Calabouço served as a detention center for runaway slaves, but the majority of detainees, around two hundred on average, were sent there by their owners to discipline them. The prison authorities charged the owners a rate for every hundred lashes and for food. Calabouço also received slaves caught practicing capoeira by urban patrols. With the destruction of Castelo Hill in 1924, all vestiges of the old buildings were also erased. However, the region still contains Misericórdia Square, the first square in Rio de Janeiro, where you can find the Ladeira de Misericórida, one of the access roads to the top of the hill.
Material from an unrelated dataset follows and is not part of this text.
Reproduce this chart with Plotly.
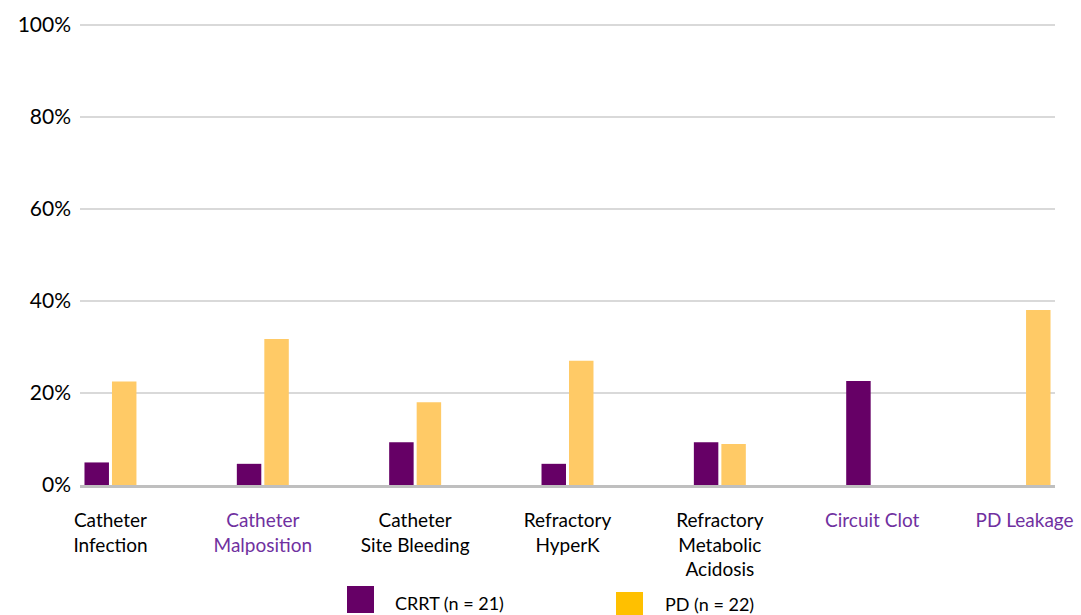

Images: Augusto Earle, Thomas Ender, s/r.
“The sanitary conditions of the old Calabouço were horrifying. In the unventilated rooms, the heat and stench made the situation even worse. The prisoners also suffered from a lack of food…” (Holloway, p. 257). “Different slaves ended up in the Calabouço prison, and those who were caught practicing capoeira, some armed, some of which had already left, and others who remained and were about to be punished […]” (“Parte” from Polícia de 1835, cited in: SOARES, Carlos Eugênio Líbano, A capoeira escrava e outras tradições rebeldes no Rio de Janeiro, 1808-1850, Campinas : Editora da Unicamp, 2001. p. 104).